The Iceman’s slump has been purely down to bad form. Too many lax performances for too long have shaken him out of his job and onto the tour full time. It can only help and few hours a day pounding the board should bring his game back to where we know it can be. He isn’t too far from the top 16 but needs to stop the rot immediately and what better time than the world championship where he looked to have kick started his career last year. Things haven’t gone quite to plan in 2006 but he can also curse the luck of the draw, which you need on your side almost all the time. You know lady luck isn’t smiling when, needing a good draw for once, you get Barney followed by Taylor.

Other names I will throw into the hat as players who look like they could make an impact next year are Mick McGowan, Matt Clark and Steve Hine, All have shown decent form in 2006 and are on the cusp of the top 32.

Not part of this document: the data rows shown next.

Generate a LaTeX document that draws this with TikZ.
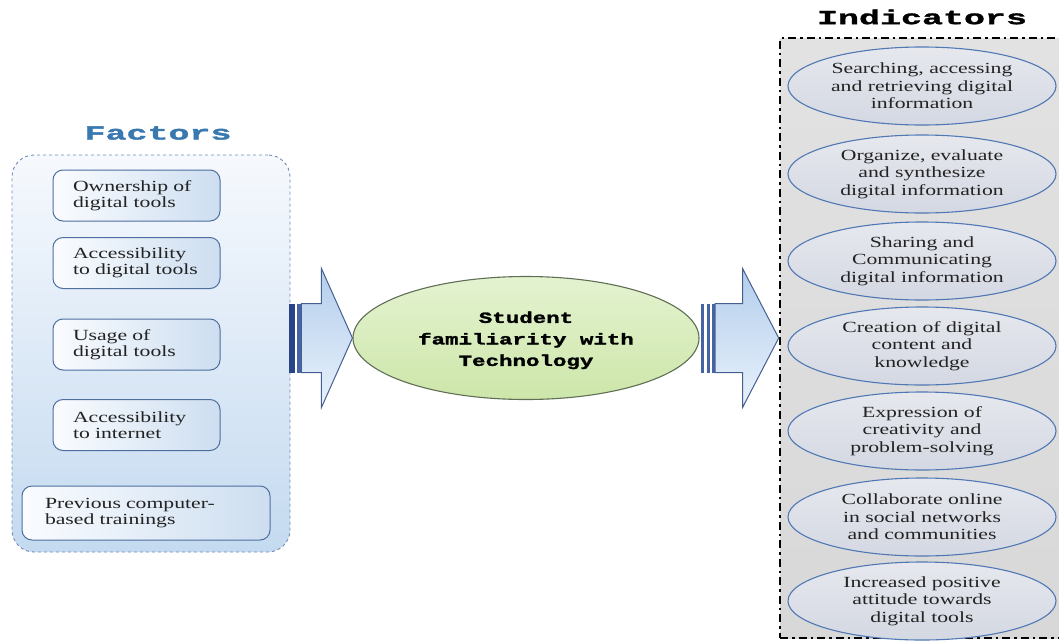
\documentclass[tikz,border=0pt]{standalone}
\usepackage{fontspec}
\setmainfont{Liberation Serif}
\newfontfamily\boxfont[FakeStretch=1.4]{Liberation Serif}
\newfontfamily\titlefont[FakeStretch=1.75,BoldFeatures={FakeBold=1.6}]{Liberation Mono}
\newfontfamily\centerfont[FakeStretch=1.45,BoldFeatures={FakeBold=1.8}]{Liberation Mono}
\usetikzlibrary{shapes.geometric,calc}
\definecolor{titleblue}{RGB}{58,120,176}
\definecolor{contborder}{RGB}{110,140,180}
\definecolor{contlight}{RGB}{246,249,253}
\definecolor{contdark}{RGB}{196,218,240}
\definecolor{boxborder}{RGB}{78,110,160}
\definecolor{boxlight}{RGB}{250,252,255}
\definecolor{boxdark}{RGB}{205,222,240}
\definecolor{arrowborder}{RGB}{70,95,145}
\definecolor{arrowlight}{RGB}{232,241,251}
\definecolor{arrowdark}{RGB}{180,206,236}
\definecolor{stripedark}{RGB}{40,68,135}
\definecolor{stripemid}{RGB}{70,100,165}
\definecolor{greenlight}{RGB}{228,243,208}
\definecolor{greendark}{RGB}{205,230,170}
\definecolor{greenborder}{RGB}{95,110,85}
\definecolor{indgray}{RGB}{216,216,216}
\definecolor{indgraylight}{RGB}{226,226,226}
\definecolor{ellfill}{RGB}{230,232,238}
\definecolor{ellfilldark}{RGB}{212,216,226}
\definecolor{ellborder}{RGB}{80,120,180}
\definecolor{textdark}{RGB}{35,35,35}
\tikzset{
  container/.style={draw=contborder, dashed, line width=0.9pt, rounded corners=22pt,
    top color=contlight, bottom color=contdark, inner sep=0pt},
  factorbox/.style={draw=boxborder, line width=1pt, rounded corners=10pt,
    left color=boxlight, right color=boxdark, align=left, text=textdark,
    font=\boxfont\fontsize{15.5}{16}\selectfont, inner ysep=0pt},
  smallfactor/.style={factorbox, text width=127pt, inner xsep=20pt, minimum height=51pt},
  widefactor/.style={factorbox, text width=202pt, inner xsep=23pt, minimum height=54pt},
  titletext/.style={font=\titlefont\bfseries\fontsize{20}{22}\selectfont},
  centerell/.style={ellipse, draw=greenborder, line width=1.1pt,
    top color=greenlight, bottom color=greendark, align=center, text=black,
    font=\centerfont\bfseries\fontsize{15.5}{21.5}\selectfont, inner sep=0pt},
  indbox/.style={draw=black, line width=2.6pt,
    dash pattern=on 8pt off 4pt on 2.5pt off 4pt,
    top color=indgraylight, bottom color=indgray, inner sep=0pt},
  indell/.style={ellipse, draw=ellborder, line width=1.1pt,
    top color=ellfill, bottom color=ellfilldark, align=center, text=textdark,
    font=\boxfont\fontsize{15.5}{17.5}\selectfont, inner sep=0pt,
    minimum width=268pt, minimum height=78pt},
  blockarrow/.style={draw=arrowborder, line width=1pt, top color=arrowdark,
    bottom color=arrowlight, shading angle=0},
  stripeA/.style={fill=stripedark, draw=none},
  stripeB/.style={fill=stripemid, draw=none}
}
\begin{document}
\begin{tikzpicture}[x=1pt,y=-1pt]
\useasboundingbox (0,0) rectangle (1059,643);

% ---------- Factors ----------
\node[titletext, text=titleblue] (ftitle) at (158,133) {Factors};
\node[container, minimum width=278pt, minimum height=397pt] (factors) at (151,353.5) {};
\node[smallfactor] (f1) at (136.5,195.5) {Ownership of\\digital tools};
\node[smallfactor] (f2) at (136.5,263) {Accessibility\\to digital tools};
\node[smallfactor] (f3) at (136.5,344.5) {Usage of\\digital tools};
\node[smallfactor] (f4) at (136.5,425) {Accessibility\\to internet};
\node[widefactor] (f5) at (146,513) {Previous computer-\\based trainings};

% ---------- Indicators ----------
\node[indbox, minimum width=300pt, minimum height=600pt] (ind) at (930,338) {};
\node[titletext, text=black] (ititle) at (922,17) {Indicators};
\node[indell] (i1) at (922,86) {Searching, accessing\\and retrieving digital\\information};
\node[indell] (i2) at (922,174) {Organize, evaluate\\and synthesize\\digital information};
\node[indell] (i3) at (922,261) {Sharing and\\Communicating\\digital information};
\node[indell] (i4) at (922,346) {Creation of digital\\content and\\knowledge};
\node[indell] (i5) at (922,431) {Expression of\\creativity and\\problem-solving};
\node[indell] (i6) at (922,517) {Collaborate online\\in social networks\\and communities};
\node[indell] (i7) at (922,601) {Increased positive\\attitude towards\\digital tools};

% ---------- Centre ----------
\node[centerell, minimum width=346pt, minimum height=123pt] (student) at (526,338)
  {\rule{0pt}{16pt}Student\\familiarity with\\Technology};

% ---------- Left striped arrow ----------
\coordinate (L) at (factors.east |- student.west);
\fill[stripeA] ($(L)+(-1,-34.5)$) rectangle ($(L)+(5,34.5)$);
\fill[stripeB] ($(L)+(7,-34.5)$) rectangle ($(L)+(11,34.5)$);
\draw[blockarrow] ($(L)+(11,-34.5)$) -- ($(L)+(31,-34.5)$) -- ($(L)+(31,-69.5)$)
  -- (student.west) -- ($(L)+(31,69.5)$) -- ($(L)+(31,34.5)$) -- ($(L)+(11,34.5)$) -- cycle;

% ---------- Right striped arrow ----------
\coordinate (R) at (student.east);
\fill[stripeB] ($(R)+(1,-34.5)$) rectangle ($(R)+(4.5,34.5)$);
\fill[stripeB] ($(R)+(7,-34.5)$) rectangle ($(R)+(10.5,34.5)$);
\fill[stripeB] ($(R)+(12,-34.5)$) rectangle ($(R)+(15.5,34.5)$);
\draw[blockarrow] ($(R)+(15.5,-34.5)$) -- ($(R)+(43,-34.5)$) -- ($(R)+(43,-69.5)$)
  -- (ind.west) -- ($(R)+(43,69.5)$) -- ($(R)+(43,34.5)$) -- ($(R)+(15.5,34.5)$) -- cycle;
\end{tikzpicture}
\end{document}
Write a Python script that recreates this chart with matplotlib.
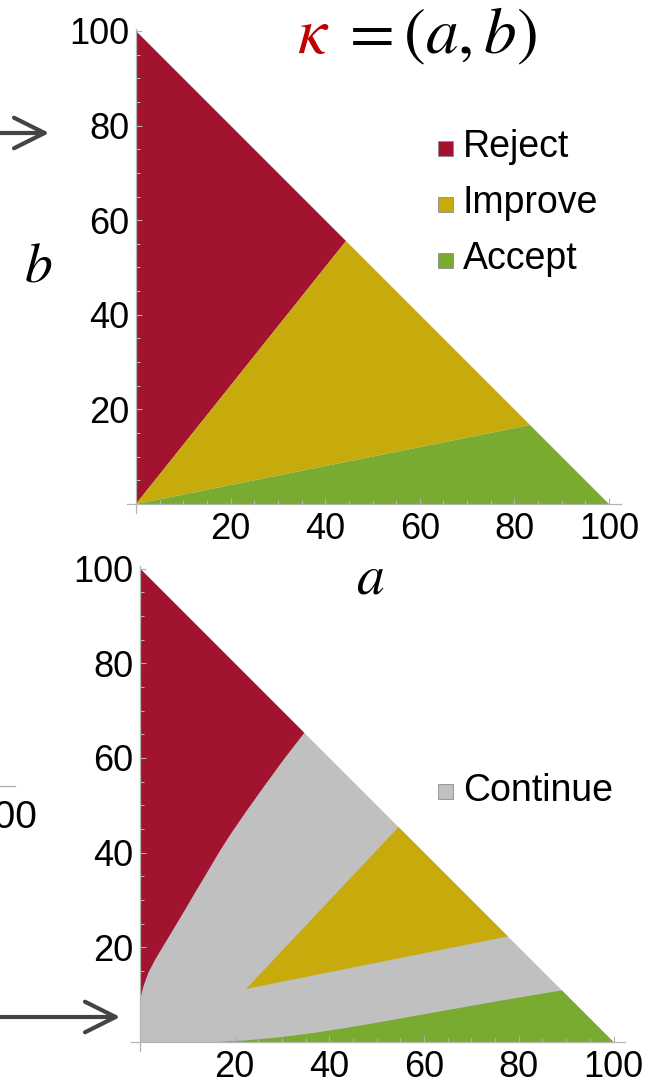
import numpy as np
import matplotlib
matplotlib.use("Agg")
import matplotlib.pyplot as plt
from matplotlib.patches import Rectangle, FancyArrowPatch
from matplotlib.lines import Line2D

plt.rcParams['font.family'] = ['Liberation Sans', 'DejaVu Sans']
plt.rcParams['mathtext.fontset'] = 'stix'

W, H = 666, 1087

# colours of the decision regions
col_reject = '#a1132f'
col_improve = '#c7ab0c'
col_accept = '#78ab30'
col_continue = '#c0c0c0'

# top panel: straight boundaries
top_reject_a = [0, 0, 44.4]
top_reject_b = [0, 100, 55.6]
top_improve_a = [0, 44.4, 83.3]
top_improve_b = [0, 55.6, 16.7]
top_accept_a = [0, 83.3, 100]
top_accept_b = [0, 16.7, 0]

# bottom panel: curved boundaries
bot_reject_a = [0, 0.25, 0.7, 1.75, 3.2, 5.3, 7.4, 9.5, 11.6, 13.7, 16.9,
                19.0, 22.5, 26.0, 30.3, 34.7]
bot_reject_b = [7.5, 9.9, 11.7, 14.6, 17.4, 20.9, 24.4, 27.9, 31.5, 35.0,
                40.4, 43.7, 48.8, 53.7, 59.6, 65.3]
bot_improve_a = [22.4, 54.6, 77.7]
bot_improve_b = [11.2, 45.4, 22.3]
bot_accept_a = [16.2, 22.5, 29.6, 36.6, 43.7, 50.7, 61.9, 76.0, 89.1]
bot_accept_b = [0, 0.35, 1.0, 1.9, 3.0, 4.2, 6.2, 8.7, 10.9]
simplex_a = [0, 100, 0]
simplex_b = [0, 0, 100]

major_ticks = [20, 40, 60, 80, 100]
minor_ticks = [t for t in range(5, 100, 5) if t % 20 != 0]

legend_top = ['Reject', 'Improve', 'Accept']
legend_top_cols = [col_reject, col_improve, col_accept]


def fx(x):
    return x / W


def fy(y):
    return 1 - y / H


def make_axes(fig, ox, oy, s):
    xlim = (-3, 104)
    ylim = (-3, 102)
    left = ox + xlim[0] * s
    bottom = (H - oy) + ylim[0] * s
    ax = fig.add_axes([left / W, bottom / H, (xlim[1] - xlim[0]) * s / W,
                       (ylim[1] - ylim[0]) * s / H])
    ax.set_xlim(*xlim)
    ax.set_ylim(*ylim)
    ax.patch.set_alpha(0)
    for side in ['top', 'right']:
        ax.spines[side].set_visible(False)
    ax.spines['left'].set_position(('data', 0))
    ax.spines['bottom'].set_position(('data', 0))
    ax.spines['left'].set_bounds(-2, 100.5)
    ax.spines['bottom'].set_bounds(-2, 102.5)
    for side in ['left', 'bottom']:
        ax.spines[side].set_color('#b4b4b4')
        ax.spines[side].set_linewidth(0.9)
    ax.set_xticks(major_ticks)
    ax.set_yticks(major_ticks)
    ax.set_xticks(minor_ticks, minor=True)
    ax.set_yticks(minor_ticks, minor=True)
    ax.tick_params(which='major', direction='in', length=4.5, width=0.8,
                   color='#b0b0b0', labelsize=26, pad=6)
    ax.tick_params(which='minor', direction='in', length=2.6, width=0.7,
                   color='#b8b8b8')
    ax.tick_params(axis='y', which='major', pad=5)
    return ax


fig = plt.figure(figsize=(W / 100, H / 100), dpi=100)

# top panel
ax1 = make_axes(fig, 136, 504, 4.73)
ax1.fill(top_reject_a, top_reject_b, color=col_reject, lw=0)
ax1.fill(top_improve_a, top_improve_b, color=col_improve, lw=0)
ax1.fill(top_accept_a, top_accept_b, color=col_accept, lw=0)

# bottom panel
ax2 = make_axes(fig, 140, 1042, 4.735)
ax2.fill(simplex_a, simplex_b, color=col_continue, lw=0)
ax2.fill([0] + bot_reject_a + [0], [bot_reject_b[0]] + bot_reject_b + [100],
         color=col_reject, lw=0)
ax2.fill(bot_improve_a, bot_improve_b, color=col_improve, lw=0)
ax2.fill(bot_accept_a + [100], bot_accept_b + [0], color=col_accept, lw=0)

# title and axis names
fig.text(fx(297), fy(53), r'$\kappa$', color='#c00000', fontsize=47,
         ha='left', va='baseline')
fig.text(fx(340), fy(53), r'$=(a,b)$', color='black', fontsize=47,
         ha='left', va='baseline')
fig.text(fx(38), fy(282), r'$b$', fontsize=40, ha='center', va='baseline')
fig.text(fx(370), fy(593), r'$a$', fontsize=40, ha='center', va='baseline')

# legends
for i, (lab, c) in enumerate(zip(legend_top, legend_top_cols)):
    cy = 148 + 56 * i
    fig.patches.append(Rectangle((fx(438), fy(cy + 7.5)), 15 / W, 15 / H,
                                 transform=fig.transFigure, facecolor=c,
                                 edgecolor='#8c8c8c', lw=0.6))
    fig.text(fx(463), fy(cy + 9), lab, fontsize=27, ha='left',
             va='baseline')
fig.patches.append(Rectangle((fx(438), fy(791 + 7.5)), 15 / W, 15 / H,
                             transform=fig.transFigure, facecolor=col_continue,
                             edgecolor='#8c8c8c', lw=0.6))
fig.text(fx(463), fy(801), 'Continue', fontsize=27, ha='left', va='baseline')

# pieces of the neighbouring panel cut off at the left edge
for y0, x1 in [(133, 52), (1017, 123)]:
    fig.patches.append(FancyArrowPatch((fx(-5), fy(y0)), (fx(x1), fy(y0)),
                                       transform=fig.transFigure,
                                       arrowstyle='->,head_length=1.1,head_width=0.55',
                                       mutation_scale=20, lw=3, color='#444444'))
fig.lines.append(Line2D([0, fx(15)], [fy(786), fy(786)],
                        transform=fig.transFigure, color='#b0b0b0', lw=1))
fig.text(fx(37), fy(828), '100', fontsize=28, ha='right', va='baseline')

fig.savefig('out.png', dpi=100)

Now what about those going in the opposite direction? This is always difficult to call and nobody wants to drive nails into somebody’s career coffin. But it is inevitable that some players will move up and others will be shunted down. Stand still and you go backwards.

I don’t expect Dave Askew, Dennis Smith or Mark Walsh to remain in the top 32 for too long. Askew hasn’t done it for a while now. Smiffy seems to be struggling with his fitness and his game, and I really hope Walshy can overcome the apparent throwing problem he’s developed and get his game back on track. As enthusiastic as Anto McCracken is, Walsh should be putting him to bed any day of the week.

Dudbridge and Sams need to start winning on stage – particularly the former. Sams to be fair has started to warm to the task, whereas Dudbridge is trying to remember what it was once like. Why can’t Chris Mason deliver the goods consistently? It’s a question he will need to answer if he’s to challenge at the top next year.

Ronnie Baxter, Andy Jenkins, Dennis Ovens & Kevin Painter all have holes to plug to stop the ship listing as they are consistently outperformed by others around them. Once you get sucked out of the top 10 or the top 16 it becomes an eternal struggle, as automatic entry to big tournaments is less guaranteed and invitations to prestigious events dry up. It’s a slippery slope and these guys had better put their rubber wellies on sharpish.

It’s tough at the top and 2007 ain’t gonna get any easier.